[Begin]
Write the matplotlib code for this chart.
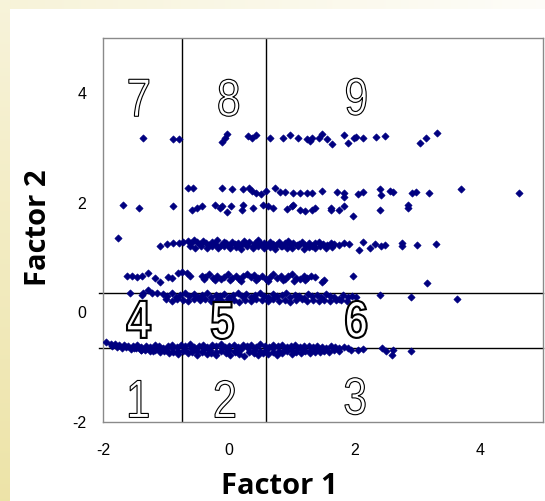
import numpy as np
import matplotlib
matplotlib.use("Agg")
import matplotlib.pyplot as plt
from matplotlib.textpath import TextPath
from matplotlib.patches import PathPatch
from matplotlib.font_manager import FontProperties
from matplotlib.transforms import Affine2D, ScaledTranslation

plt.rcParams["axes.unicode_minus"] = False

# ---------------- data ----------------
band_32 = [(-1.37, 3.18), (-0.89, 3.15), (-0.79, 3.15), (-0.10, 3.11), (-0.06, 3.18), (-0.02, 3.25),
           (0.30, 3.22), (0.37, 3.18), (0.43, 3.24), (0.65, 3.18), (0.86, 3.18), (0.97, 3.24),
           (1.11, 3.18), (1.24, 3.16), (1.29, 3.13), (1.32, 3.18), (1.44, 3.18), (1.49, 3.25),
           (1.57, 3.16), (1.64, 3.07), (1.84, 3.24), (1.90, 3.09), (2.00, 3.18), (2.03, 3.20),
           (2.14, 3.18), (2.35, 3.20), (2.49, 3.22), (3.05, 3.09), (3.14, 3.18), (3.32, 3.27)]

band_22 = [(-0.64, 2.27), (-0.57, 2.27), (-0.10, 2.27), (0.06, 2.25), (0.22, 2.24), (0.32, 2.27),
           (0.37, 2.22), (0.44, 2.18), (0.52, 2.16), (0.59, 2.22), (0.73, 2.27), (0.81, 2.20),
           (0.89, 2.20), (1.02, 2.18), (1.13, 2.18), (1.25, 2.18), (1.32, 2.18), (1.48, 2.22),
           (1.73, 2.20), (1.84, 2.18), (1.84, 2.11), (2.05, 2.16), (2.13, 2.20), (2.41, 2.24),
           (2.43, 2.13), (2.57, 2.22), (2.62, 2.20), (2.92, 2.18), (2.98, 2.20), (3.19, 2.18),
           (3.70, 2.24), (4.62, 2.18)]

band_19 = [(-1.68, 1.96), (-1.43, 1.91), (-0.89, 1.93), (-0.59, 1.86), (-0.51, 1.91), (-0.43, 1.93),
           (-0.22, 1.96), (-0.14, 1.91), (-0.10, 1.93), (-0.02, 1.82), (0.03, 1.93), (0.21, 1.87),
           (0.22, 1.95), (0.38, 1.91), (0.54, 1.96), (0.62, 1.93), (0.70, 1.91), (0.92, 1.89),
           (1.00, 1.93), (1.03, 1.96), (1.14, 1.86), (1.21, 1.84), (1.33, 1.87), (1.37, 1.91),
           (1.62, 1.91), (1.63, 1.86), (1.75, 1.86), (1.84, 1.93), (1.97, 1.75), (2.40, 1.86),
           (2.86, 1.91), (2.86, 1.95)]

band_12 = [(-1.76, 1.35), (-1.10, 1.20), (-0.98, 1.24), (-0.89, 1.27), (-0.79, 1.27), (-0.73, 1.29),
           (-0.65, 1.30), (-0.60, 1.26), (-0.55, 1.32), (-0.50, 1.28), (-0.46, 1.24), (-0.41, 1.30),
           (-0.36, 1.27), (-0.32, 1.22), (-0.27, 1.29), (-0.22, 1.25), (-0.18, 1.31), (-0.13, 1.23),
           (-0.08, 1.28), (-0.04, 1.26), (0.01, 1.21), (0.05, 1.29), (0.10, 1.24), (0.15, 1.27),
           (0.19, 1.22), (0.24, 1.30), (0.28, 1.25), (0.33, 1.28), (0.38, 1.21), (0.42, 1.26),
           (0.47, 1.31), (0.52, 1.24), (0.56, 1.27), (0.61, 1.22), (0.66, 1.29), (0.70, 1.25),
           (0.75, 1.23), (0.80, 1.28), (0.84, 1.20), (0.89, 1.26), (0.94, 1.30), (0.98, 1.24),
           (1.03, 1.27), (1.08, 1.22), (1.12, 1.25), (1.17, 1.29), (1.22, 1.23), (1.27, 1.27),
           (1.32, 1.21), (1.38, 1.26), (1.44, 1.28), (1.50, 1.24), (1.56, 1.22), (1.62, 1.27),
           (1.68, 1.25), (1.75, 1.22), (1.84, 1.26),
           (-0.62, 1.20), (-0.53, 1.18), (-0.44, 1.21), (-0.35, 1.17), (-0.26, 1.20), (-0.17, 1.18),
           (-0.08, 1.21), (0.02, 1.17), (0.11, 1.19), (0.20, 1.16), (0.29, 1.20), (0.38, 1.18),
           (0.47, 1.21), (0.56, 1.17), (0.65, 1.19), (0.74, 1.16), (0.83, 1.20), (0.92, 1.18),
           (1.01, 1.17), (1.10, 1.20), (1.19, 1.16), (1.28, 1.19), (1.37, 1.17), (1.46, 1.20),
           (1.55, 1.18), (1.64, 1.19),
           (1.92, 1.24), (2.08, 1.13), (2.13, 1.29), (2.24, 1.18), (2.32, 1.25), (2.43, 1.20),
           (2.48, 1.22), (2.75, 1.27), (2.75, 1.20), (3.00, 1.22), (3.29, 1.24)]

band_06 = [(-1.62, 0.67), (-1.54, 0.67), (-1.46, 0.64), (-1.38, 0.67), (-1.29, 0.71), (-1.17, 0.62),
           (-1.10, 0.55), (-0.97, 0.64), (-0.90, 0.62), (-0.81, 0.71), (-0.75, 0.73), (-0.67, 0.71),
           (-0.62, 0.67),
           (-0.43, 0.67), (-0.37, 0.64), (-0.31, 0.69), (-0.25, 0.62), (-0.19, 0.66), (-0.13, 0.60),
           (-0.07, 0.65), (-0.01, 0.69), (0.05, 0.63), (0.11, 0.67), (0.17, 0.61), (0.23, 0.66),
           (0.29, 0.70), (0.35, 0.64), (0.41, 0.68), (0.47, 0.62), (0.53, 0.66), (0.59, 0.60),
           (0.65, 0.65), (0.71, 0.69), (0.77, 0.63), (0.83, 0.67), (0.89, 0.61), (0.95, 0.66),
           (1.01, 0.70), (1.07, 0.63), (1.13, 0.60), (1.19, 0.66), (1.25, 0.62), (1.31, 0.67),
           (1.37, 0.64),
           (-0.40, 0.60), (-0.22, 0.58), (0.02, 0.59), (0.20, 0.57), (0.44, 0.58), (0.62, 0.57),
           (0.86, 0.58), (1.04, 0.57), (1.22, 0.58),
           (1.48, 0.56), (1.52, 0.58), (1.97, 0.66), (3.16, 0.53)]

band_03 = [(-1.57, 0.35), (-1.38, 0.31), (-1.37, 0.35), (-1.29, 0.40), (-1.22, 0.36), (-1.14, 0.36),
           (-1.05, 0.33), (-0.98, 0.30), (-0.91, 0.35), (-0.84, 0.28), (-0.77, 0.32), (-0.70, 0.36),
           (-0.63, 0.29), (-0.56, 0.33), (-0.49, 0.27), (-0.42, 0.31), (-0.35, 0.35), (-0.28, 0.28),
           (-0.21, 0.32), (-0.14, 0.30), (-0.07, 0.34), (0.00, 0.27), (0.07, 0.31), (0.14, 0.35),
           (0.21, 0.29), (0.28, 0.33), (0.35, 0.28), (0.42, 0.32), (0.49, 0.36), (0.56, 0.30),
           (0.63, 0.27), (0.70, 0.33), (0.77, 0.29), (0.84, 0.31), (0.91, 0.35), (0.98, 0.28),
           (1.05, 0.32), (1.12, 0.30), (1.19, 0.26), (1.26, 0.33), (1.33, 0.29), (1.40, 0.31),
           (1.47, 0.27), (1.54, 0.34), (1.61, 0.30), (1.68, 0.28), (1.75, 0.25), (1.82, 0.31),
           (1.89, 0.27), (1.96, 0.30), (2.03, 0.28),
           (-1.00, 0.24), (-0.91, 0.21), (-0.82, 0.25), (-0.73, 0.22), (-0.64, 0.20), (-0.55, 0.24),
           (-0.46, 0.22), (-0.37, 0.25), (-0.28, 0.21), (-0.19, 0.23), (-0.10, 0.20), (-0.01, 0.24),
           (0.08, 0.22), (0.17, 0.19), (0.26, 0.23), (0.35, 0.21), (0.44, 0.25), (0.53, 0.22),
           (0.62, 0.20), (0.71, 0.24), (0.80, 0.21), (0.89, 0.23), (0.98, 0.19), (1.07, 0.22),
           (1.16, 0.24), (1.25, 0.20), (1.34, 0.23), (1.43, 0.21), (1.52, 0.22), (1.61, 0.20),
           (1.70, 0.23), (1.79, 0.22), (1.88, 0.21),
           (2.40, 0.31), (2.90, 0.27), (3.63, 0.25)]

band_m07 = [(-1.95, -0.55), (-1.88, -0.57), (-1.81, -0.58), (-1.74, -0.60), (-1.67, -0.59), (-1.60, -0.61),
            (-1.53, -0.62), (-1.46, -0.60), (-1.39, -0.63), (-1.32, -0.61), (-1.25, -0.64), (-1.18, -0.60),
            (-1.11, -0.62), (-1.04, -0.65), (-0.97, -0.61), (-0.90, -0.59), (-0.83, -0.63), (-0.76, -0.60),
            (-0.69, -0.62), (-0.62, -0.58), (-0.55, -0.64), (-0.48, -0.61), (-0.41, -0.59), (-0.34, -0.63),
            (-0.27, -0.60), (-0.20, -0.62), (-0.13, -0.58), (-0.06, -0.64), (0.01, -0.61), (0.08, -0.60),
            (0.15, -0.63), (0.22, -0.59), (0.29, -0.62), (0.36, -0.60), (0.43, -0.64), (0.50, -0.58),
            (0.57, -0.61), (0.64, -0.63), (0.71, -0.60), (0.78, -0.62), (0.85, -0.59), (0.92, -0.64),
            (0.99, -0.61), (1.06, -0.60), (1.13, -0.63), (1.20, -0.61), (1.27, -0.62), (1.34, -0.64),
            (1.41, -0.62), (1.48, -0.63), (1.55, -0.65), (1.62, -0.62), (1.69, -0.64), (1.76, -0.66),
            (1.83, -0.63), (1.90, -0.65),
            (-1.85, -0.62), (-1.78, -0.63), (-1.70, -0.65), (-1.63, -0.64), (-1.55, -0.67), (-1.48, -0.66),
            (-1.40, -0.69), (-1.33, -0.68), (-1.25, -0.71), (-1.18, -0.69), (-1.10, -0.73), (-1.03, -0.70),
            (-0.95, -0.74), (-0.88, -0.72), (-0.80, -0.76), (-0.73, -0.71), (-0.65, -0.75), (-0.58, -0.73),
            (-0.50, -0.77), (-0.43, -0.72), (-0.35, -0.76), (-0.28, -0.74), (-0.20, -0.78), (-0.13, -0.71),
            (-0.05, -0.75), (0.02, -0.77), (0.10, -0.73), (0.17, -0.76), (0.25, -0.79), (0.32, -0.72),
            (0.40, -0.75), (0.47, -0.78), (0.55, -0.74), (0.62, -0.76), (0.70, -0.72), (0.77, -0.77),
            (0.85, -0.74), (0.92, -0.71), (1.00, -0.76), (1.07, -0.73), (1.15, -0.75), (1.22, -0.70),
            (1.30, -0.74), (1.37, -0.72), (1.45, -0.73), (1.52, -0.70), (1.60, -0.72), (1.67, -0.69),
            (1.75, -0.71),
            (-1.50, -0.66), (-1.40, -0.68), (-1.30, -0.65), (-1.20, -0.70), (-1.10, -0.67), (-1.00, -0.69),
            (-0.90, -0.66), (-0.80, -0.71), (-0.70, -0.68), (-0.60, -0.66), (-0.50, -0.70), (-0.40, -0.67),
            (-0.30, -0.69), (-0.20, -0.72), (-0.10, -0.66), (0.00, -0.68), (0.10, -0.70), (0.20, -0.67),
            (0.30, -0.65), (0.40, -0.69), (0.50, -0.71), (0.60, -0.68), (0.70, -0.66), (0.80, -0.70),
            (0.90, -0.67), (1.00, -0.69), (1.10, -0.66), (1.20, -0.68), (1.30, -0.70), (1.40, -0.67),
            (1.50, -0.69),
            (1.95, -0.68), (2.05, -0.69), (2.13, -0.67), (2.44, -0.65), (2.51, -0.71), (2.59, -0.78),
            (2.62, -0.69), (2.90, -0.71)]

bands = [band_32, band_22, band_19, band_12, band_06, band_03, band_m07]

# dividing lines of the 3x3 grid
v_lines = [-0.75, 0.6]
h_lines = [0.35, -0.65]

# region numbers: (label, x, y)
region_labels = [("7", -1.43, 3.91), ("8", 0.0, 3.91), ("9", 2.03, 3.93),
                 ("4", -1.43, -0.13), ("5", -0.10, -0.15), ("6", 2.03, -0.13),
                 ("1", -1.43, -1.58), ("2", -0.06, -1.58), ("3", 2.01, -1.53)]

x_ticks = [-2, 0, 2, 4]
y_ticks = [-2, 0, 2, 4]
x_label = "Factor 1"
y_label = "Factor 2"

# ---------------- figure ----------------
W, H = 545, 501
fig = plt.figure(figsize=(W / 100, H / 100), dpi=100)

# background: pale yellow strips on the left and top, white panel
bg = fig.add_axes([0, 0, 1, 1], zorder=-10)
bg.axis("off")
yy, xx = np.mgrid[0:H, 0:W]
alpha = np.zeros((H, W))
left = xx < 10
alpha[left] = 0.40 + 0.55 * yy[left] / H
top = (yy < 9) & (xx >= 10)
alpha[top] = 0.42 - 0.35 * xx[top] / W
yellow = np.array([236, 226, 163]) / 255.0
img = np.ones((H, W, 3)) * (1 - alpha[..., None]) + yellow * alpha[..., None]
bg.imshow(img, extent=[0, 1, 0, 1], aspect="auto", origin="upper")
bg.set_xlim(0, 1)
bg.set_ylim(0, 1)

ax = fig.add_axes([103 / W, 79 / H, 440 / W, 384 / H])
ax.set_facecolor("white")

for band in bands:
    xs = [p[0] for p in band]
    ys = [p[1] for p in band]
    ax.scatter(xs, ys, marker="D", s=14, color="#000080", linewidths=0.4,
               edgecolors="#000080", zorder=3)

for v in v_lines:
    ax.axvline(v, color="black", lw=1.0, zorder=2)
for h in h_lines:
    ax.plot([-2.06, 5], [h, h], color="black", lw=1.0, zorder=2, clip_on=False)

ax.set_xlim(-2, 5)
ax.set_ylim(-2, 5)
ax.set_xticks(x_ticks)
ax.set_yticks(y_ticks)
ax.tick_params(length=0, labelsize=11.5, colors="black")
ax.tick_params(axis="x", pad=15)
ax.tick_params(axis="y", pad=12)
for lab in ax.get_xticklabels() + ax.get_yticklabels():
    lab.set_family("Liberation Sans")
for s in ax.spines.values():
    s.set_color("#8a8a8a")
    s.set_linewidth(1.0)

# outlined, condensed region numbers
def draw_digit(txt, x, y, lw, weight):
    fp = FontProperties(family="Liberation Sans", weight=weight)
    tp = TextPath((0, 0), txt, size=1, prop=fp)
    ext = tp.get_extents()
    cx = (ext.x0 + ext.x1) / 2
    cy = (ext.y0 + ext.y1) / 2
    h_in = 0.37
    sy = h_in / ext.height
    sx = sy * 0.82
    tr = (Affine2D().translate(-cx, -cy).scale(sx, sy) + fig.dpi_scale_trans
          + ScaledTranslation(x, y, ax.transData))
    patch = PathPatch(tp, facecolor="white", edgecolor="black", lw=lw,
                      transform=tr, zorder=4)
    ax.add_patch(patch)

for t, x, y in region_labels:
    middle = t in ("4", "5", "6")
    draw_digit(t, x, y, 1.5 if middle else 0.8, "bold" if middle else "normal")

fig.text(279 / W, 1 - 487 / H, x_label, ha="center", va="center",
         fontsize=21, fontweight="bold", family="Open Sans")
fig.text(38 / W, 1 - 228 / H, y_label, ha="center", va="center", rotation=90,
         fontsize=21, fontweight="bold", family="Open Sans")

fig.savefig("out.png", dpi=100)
[End]
- _What you will do_
Which lines of the data include "matplotlib"? Copy each of them.

- _Result below_
Write the matplotlib code for this chart.
import matplotlib
matplotlib.use("Agg")
import matplotlib.pyplot as plt
from matplotlib.textpath import TextPath
from matplotlib.patches import PathPatch
from matplotlib.font_manager import FontProperties
from matplotlib.transforms import Affine2D, ScaledTranslation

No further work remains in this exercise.